Quasi sul finire della giornata internazionale della disabilità, anch’io mi fermo a rivolgere un pensiero a questa caratteristica che mi porto dietro dalla nascita e che coinvolge in diversa natura almeno 3,1 milioni di persone in Italia, senza contare parenti e amici vari.

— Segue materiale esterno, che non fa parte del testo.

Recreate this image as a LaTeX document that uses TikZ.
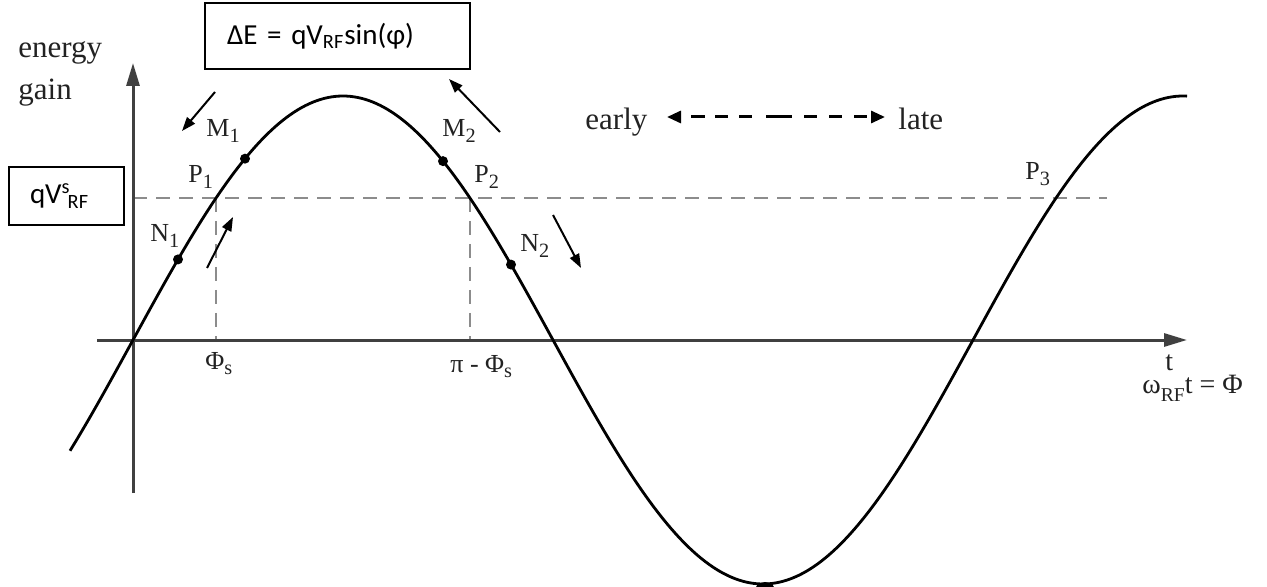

Oggi vorrei pensare alla disabilità come farebbe un’ostrica. detto fra noi, ci saranno anche le ostriche disabili, ma ora non saprei come riconoscerle… Immaginiamo dunque di essere un mollusco avvolto da una durissima corazza che se ne sta tranquillo a farsi accarezzare dalle onde del mare, quand’ecco che ci sentiamo colpire da un qualcosa di fastidioso e improvviso, entrato a trafiggere il nostro morbido interno… Eppure abbiamo una così solida conchiglia a proteggerci, che pareva impossibile tutto ciò. Sarà entrato dalla fessura che abbiamo lasciatoaperta fra le valve, e fatto sta che ora ci ritroviamo con un parassita, un granello di sabbia, un frammento conficcato proprio lì, dove dà maggiore fastidio. Ebbene sì, perché la disabilità dà pure fastidio, oltre che entrare all’improvviso. Possiamo dunque fare finta di niente? no, perché noi siamo ostriche, non esseri umani. Se fossimo umani potremmo ignorare questo avvenimento facendo come se non esistesse, dare la colpa ad altri per averlo messo lì, tentare di liberarcene nei modi più artistici, rimanere intrappolati nel nostro guscio con il nostro dolore o, meglio ancora, potremmo vivere in un mondo in cui avere o no un frammento fastidioso dentro significa essere considerati sfortunati e speciali allo stesso tempo e partecipare alla fiaba del “comunque vada siamo tutti uguali”. Ma no, ricordiamoci che siamo ostriche e che quindi abbiamo a disposizione del carbonato di calcio, che possiamo accumulare strato dopo strato attorno a questo frammento, per renderlo inoffensivo e accettabile per il nostro corpo. Devono passare anni, ok, non è roba da due giorni e, soprattutto, dobbiamo fare i conti che con questa cosa qui ci si rimane per un bel po’… almeno fino a quando non decideremo di aprirci per fare entrare la luce e permettere che altri da fuori apprezzino il nostro lavoro di trasformazione. Quando questo accade, scopriamo che siamo riusciti, con pazienza e la voglia di andare avanti, a trasformare qualcosa di scomodo in una perla, perché siamo ostriche e noi facciamo così con le cose che non ci piacciono: e questaperla è il frutto di una nostra modalità di difesa che ci permette di sopravvivere e trovare il modo di rendere preziosa una situazione sfavorevole.
Il mio pensiero a base di ostriche si ferma qui, mentre le domande me le farò domani. E al prossimo che mi chiederà come mai, anche se non le vedo, mi piacciano le perle, risponderò che per me non sono solo gradevolissime al tatto, ma che di loro apprezzo questa storia che le fa risplendere di significato oltre che di luce.